Data to process:
----
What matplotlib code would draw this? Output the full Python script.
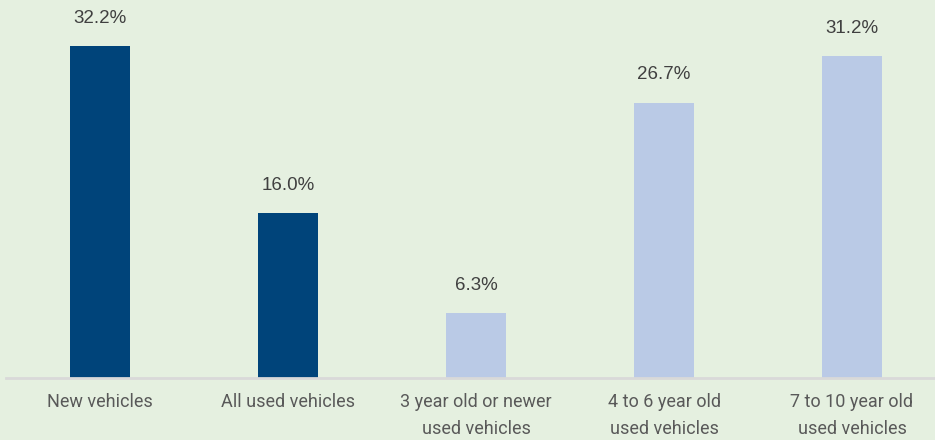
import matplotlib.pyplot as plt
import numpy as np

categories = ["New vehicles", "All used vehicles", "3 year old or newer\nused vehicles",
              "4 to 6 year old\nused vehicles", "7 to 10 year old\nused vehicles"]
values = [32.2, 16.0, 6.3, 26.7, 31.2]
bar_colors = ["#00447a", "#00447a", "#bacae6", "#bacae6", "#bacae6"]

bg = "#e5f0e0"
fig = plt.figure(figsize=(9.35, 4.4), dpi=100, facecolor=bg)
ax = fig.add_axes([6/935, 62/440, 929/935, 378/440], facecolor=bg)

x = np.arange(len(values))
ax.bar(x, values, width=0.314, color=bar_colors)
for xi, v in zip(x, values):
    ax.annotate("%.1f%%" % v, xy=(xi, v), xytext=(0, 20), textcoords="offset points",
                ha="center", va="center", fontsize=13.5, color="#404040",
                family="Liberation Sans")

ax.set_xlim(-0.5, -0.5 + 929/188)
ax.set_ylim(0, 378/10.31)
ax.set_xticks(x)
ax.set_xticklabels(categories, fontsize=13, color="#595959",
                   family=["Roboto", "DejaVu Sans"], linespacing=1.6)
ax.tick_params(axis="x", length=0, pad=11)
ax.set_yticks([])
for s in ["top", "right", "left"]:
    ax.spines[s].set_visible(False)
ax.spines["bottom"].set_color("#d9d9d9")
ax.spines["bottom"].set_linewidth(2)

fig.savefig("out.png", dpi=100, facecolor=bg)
----
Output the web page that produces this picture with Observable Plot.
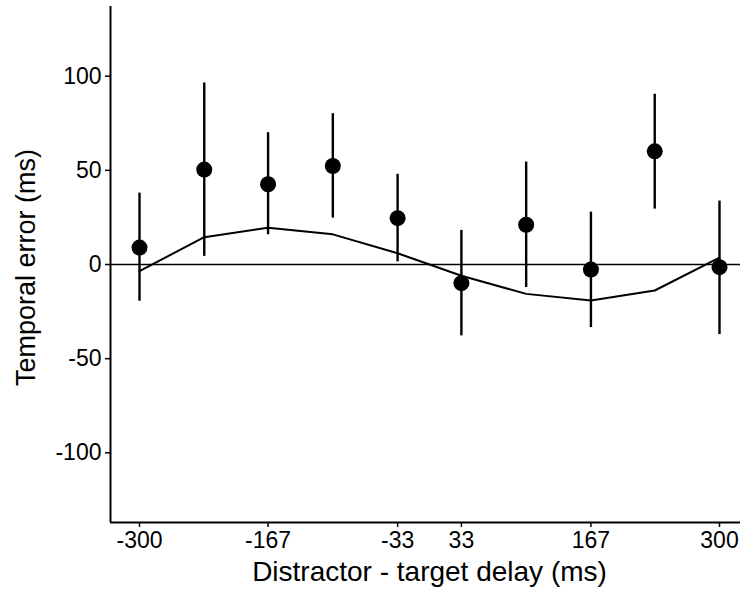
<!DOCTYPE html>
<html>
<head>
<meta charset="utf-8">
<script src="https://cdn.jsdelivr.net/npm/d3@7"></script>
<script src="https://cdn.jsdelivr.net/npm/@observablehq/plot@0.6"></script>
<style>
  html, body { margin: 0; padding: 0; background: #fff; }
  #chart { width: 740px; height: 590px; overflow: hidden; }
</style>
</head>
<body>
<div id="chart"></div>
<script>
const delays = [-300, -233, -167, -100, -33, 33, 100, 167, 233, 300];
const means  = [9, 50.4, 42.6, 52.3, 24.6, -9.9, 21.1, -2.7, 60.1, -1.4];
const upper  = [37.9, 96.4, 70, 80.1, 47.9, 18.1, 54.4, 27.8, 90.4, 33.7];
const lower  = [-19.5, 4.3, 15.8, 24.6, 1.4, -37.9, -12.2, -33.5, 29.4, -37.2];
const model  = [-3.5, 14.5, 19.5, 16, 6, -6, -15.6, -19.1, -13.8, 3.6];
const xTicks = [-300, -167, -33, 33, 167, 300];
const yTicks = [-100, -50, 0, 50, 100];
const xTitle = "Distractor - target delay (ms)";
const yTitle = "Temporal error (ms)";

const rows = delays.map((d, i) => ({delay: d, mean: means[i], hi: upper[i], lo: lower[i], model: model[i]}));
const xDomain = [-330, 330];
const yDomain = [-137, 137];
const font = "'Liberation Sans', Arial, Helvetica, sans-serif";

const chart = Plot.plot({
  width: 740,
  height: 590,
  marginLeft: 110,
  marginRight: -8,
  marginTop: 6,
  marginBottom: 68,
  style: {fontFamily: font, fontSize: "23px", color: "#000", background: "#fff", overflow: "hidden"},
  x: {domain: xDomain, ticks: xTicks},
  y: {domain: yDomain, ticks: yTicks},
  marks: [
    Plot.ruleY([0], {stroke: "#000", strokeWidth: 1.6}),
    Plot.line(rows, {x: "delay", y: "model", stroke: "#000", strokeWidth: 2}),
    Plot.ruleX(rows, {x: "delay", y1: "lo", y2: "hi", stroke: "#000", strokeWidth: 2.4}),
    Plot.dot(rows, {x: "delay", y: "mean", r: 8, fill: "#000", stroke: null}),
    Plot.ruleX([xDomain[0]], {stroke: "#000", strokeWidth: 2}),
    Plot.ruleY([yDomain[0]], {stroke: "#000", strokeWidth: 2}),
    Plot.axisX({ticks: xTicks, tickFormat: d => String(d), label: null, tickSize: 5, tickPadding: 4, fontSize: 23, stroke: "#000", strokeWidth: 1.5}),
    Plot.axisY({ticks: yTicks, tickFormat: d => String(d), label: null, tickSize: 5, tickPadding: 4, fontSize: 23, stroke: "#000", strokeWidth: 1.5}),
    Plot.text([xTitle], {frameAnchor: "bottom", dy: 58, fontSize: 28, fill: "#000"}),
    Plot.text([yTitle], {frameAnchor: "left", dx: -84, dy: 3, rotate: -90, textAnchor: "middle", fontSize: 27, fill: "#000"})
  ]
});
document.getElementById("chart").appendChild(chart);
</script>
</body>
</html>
----
Task requirements: Start at the line that contains "What matplotlib code", stop at the line that contains "import numpy as np", and reproduce each line in that stretch exactly. Pictures are excluded.

Result:
What matplotlib code would draw this? Output the full Python script.
import matplotlib.pyplot as plt
import numpy as np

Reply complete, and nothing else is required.